Il dollaro si è fortemente indebolito, mentre l’oro rimane il principale beneficiario della fase attuale, registrando nuovi massimi grazie all’aumento dell’avversione al rischio. Il petrolio è sceso, scontando una maggiore probabilità di rallentamento economico.

Sul fronte dei tassi d’interesse, negli Stati Uniti il titolo decennale è rimasto sostanzialmente stabile al 4,2%, mentre le aspettative d’inflazione a 10 anni sono scese leggermente al 2,25% (di conseguenza i tassi reali sono saliti di 10 pb all’1,93%).
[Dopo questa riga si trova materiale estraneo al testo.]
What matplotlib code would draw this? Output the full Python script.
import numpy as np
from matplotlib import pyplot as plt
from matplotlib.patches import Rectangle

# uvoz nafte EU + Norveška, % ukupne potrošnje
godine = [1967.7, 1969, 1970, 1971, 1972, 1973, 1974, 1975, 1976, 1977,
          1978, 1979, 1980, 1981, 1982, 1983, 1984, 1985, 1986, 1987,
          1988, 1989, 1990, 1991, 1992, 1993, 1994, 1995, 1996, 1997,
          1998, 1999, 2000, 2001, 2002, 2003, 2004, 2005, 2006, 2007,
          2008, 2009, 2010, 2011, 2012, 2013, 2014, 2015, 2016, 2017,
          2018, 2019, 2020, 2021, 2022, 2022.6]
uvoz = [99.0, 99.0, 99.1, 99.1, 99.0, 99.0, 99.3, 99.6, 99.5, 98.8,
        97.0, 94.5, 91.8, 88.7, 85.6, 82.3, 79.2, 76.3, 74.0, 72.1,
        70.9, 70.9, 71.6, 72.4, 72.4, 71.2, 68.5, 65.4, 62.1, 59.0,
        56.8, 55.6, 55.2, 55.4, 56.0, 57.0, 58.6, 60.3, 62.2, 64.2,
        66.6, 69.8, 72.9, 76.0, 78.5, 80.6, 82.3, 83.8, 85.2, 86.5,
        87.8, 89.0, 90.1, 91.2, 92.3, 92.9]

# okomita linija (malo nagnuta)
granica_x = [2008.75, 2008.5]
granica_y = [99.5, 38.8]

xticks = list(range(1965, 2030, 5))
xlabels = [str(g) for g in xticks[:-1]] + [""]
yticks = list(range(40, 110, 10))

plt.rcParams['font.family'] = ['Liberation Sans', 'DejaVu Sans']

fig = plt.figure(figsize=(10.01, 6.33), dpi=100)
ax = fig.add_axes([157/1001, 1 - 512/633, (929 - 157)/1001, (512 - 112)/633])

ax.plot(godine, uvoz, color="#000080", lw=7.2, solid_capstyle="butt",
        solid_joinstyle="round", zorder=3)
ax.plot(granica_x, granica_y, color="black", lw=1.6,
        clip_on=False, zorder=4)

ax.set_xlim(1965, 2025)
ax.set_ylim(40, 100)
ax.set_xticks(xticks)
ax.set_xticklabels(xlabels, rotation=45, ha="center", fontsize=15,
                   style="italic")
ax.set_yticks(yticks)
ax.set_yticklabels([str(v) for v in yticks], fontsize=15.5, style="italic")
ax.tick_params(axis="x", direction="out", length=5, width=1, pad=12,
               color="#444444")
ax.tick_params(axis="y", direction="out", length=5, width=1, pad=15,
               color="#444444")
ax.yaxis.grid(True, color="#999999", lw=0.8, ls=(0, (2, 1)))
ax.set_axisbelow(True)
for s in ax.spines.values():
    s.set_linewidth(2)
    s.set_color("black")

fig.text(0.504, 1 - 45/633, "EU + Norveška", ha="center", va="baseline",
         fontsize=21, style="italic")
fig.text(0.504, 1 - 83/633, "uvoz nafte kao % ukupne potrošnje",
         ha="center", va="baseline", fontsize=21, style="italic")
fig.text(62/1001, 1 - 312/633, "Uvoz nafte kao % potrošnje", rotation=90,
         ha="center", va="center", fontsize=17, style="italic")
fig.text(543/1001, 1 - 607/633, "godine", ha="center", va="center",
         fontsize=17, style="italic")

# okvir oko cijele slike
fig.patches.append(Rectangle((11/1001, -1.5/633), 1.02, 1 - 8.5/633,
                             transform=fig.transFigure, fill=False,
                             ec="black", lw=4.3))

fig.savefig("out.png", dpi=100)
In Europa, il Bund tedesco a 10 anni è sceso di 30 pb, al 2,45%, così come il rendimento del Btp italiano al 3,58%, con uno spread sostanzialmente stabile a 113 pb. La riduzione dei rendimenti è legata ai timori di un rallentamento del ciclo economico. Il mercato si aspetta quasi 4 tagli da parte della Fed entro la fine del 2025 (-100bps al 3,3%), mentre per la Bce le attese sono per poco più di due tagli di 65bps all’1,5%. Continuiamo a prevedere che la Bce taglierà i tassi di 25 pb sia nella riunione di giugno che in quella di luglio, portando il tasso di deposito all’1,75%.

Confermiamo la nostra visione moderatamente positiva sui mercati azionari, mantenendo un cuscinetto di liquidità per cogliere potenziali opportunità in caso di nuove correzioni. Il nostro scenario di base rimane quello di un’economia globale resiliente, in grado di evitare una recessione tecnica, nonostante il recente deterioramento delle aspettative di crescita dovuto ai cambiamenti politici negli Stati Unitii, con ttagli alla spesa pubblica e aumento delle tensioni commerciali. In questo contesto continuiamo a privilegiare i titoli azionari di qualità e difensivi sotto la superficie del mercato. Nel frattempo, il settore dei beni di consumo discrezionali rimane probabilmente quello che sottoperformerà nettamente il rischio tariffario, in linea con la nostra visione di lunga data. Si tratta del grosso del nostro portafoglio, rappresentato da titoli con una leva finanziaria molto bassa, bilanci sani e un forte posizionamento sul mercato di riferimento”. Spiega Scauri.

E conclude dicendo che: “In tempi in cui è difficile aggiungere rischio, è spesso dove il rischio deve essere aggiunto. La narrativa fiscale tedesca diventa ancora più importante rispetto a prima del sell-off, anche in una prospettiva azionaria globale. I titoli preferiti dell’anno in corso, meno esposti ai dazi, come i titoli della difesa o quelli legati alla Germania, offrono ora un punto di ingresso molto più interessante rispetto alle settimane precedenti. Infine, sottolineiamo la nostra non esposizione al settore petrolifero. La recente intenzione dell’OPEC+ di aumentare ulteriormente la produzione ha messo a rischio la remunerazione delle compagnie petrolifere integrate e gli investimenti delle società di servizi petroliferi”.